This repository provides code for the paper "tBERT: Topic Models and BERT Joining Forces for Semantic Similarity Detection" (https://www.aclweb.org/anthology/2020.acl-main.630/).
- Download pretrained BERT model and unzip:
wget https://storage.googleapis.com/bert_models/2018_10_18/uncased_L-12_H-768_A-12.zip
unzip uncased_L-12_H-768_A-12.zip
- Go to the tBERT repository:
cd /path/to/tBERT/
- Download topic models and original datasets from dropbox:
wget "https://www.dropbox.com/s/6p26mkwv62677zt/original_data.tar.gz"
- Your tBERT directory should now have the following content (the Semeval folder is empty because data will be automatically downloaded by the script):
.
├── data
│ ├── cache
│ ├── logs
│ ├── models
│ ├── MSRP
│ │ └── MSRParaphraseCorpus
│ │ ├── msr-para-test.tsv
│ │ ├── msr-para-train.tsv
│ │ └── msr-para-val.tsv
│ ├── Quora
│ │ └── Quora_question_pair_partition
│ │ ├── dev.tsv
│ │ ├── test.tsv
│ │ └── train.tsv
│ ├── Semeval
│ └── topic_models
│ ├── basic
│ │ ├── MSRP_alpha1_80
│ │ ├── Quora_alpha1_90
│ │ ├── Semeval_alpha10_70
│ │ ├── Semeval_alpha10_80
│ │ └── Semeval_alpha50_70
│ ├── basic_gsdmm
│ │ ├── MSRP_alpha0.1_80
│ │ ├── Quora_alpha0.1_90
│ │ ├── Semeval_alpha0.1_70
│ │ └── Semeval_alpha0.1_80
│ └── mallet-2.0.8.zip
└── src
├── evaluation
│ ├── difficulty
│ ├── metrics
├── experiments
├── loaders
│ ├── MSRP
│ ├── PAWS
│ ├── Quora
│ └── Semeval
├── logs
├── models
│ ├── forward
│ ├── helpers
├── preprocessing
├── ShortTextTopic
│ ├── gsdmm
│ └── test
└── topic_model
- This code has been tested with Python 3.6 and Tensorflow 1.11.

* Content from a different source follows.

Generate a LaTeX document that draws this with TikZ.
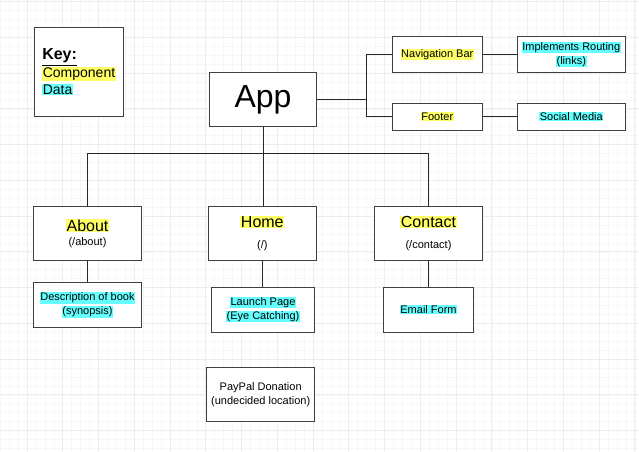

- Install the required Python packages as defined in requirements.txt:
pip install -r requirements.txt
python src/models/base_model_bert.py
- This should produce the following output:
['m_train_B', 'm_dev_B', 'm_test_B']
['data/MSRP/m_train_B.txt', 'data/MSRP/m_dev_B.txt', 'data/MSRP/m_test_B.txt']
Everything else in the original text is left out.